There's an old saying, "No one ever fails in Show Biz - They just give up before they succeed."

Freaky Stories took about 8 years to reach the TV screen. There were so many years when everyone thought I was crazy. But I kept at it and while today the show is ancient history - it's well regarded ancient history - and I'm fine with that.

At the same time, my latest project BRAIN EATIN' ZOMBIE BABIES hasn't taken the world by storm -- yet. But it's young, we're learning and pushing it in new directions. We're about to re-jig the format a bit. We're planning a community event (so all you Toronto Zombie Fans stay tuned) and 2011 may be BEZB's breakout year. Remember none of the big YouTube sites went big from Day One. Like the subject line says, "Rome Wasn't Built In A Day".
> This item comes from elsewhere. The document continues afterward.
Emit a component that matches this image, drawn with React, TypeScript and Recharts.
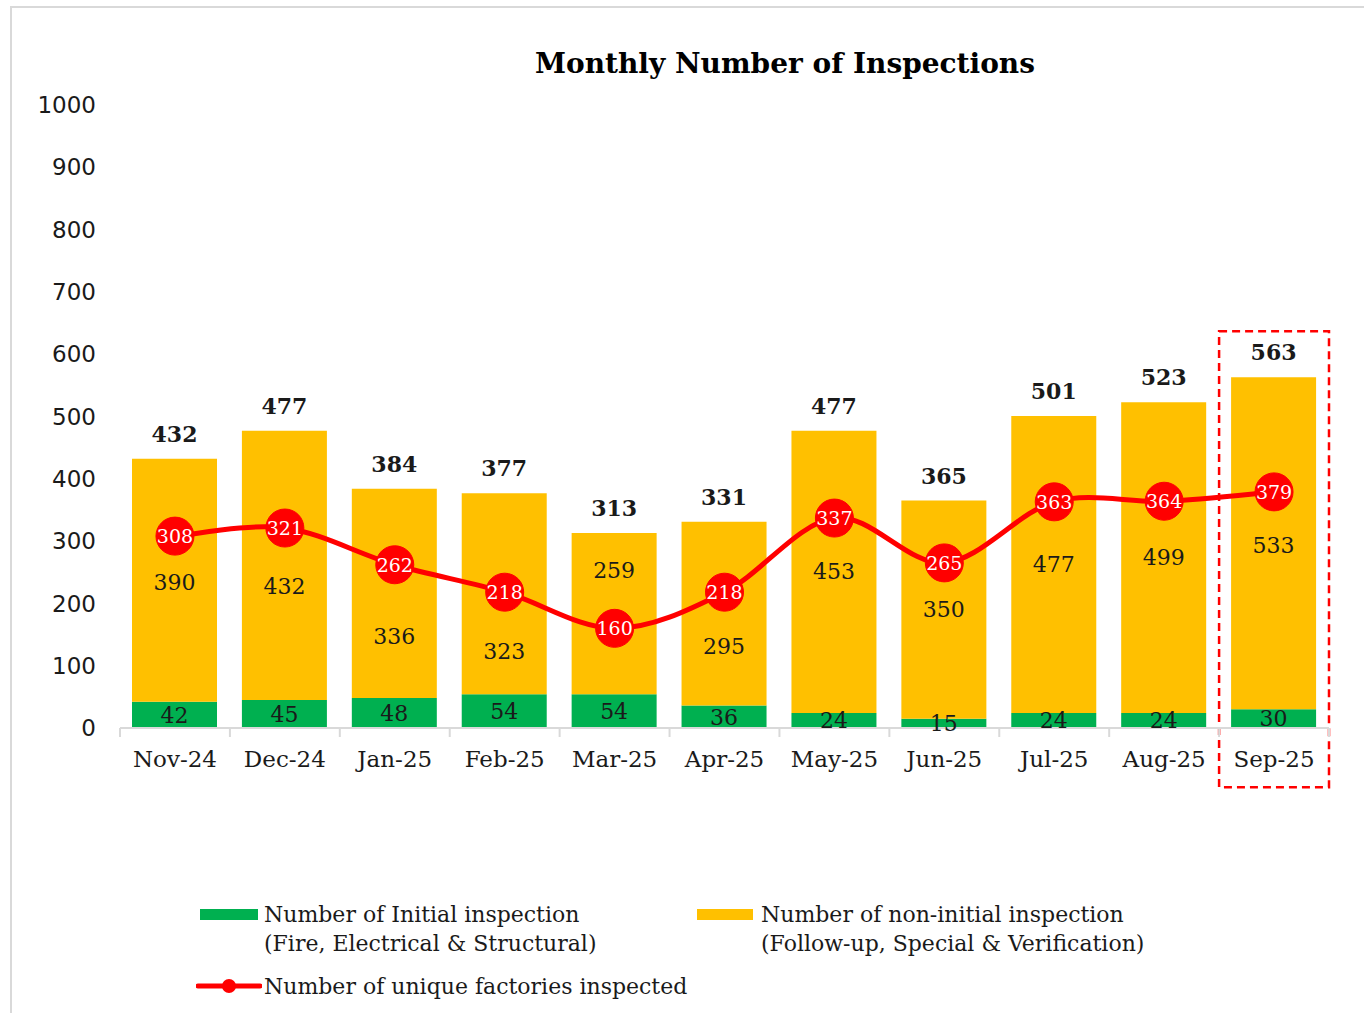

Wednesday, November 24, 2010

The Two-Page Pitch Document

The growing trend has been to create a Two-Page pitch document. The Two-Pager is brought to the meeting and used/referred to, during the pitch. The complete pitch bible is used as a 'leave behind', so that the broadcast or development executive can report on the meeting to their bosses.

Here are some thoughts, having recently completed a few Pitch Bibles and Two-Pagers:

If it's a high concept project - SNAKES ON A PLANE!!! - they're either going to buy into it, or they won't - the Two-Pager isn't necessary. They'll either get it or not. And if they don't get the concept - the Two-Pager ain't gonna help.

Write the Two-Pager LAST. Refine your concept. Make the Bible as perfect as you possibly can. Then extract the essence - the core of it, into your Two-Pager.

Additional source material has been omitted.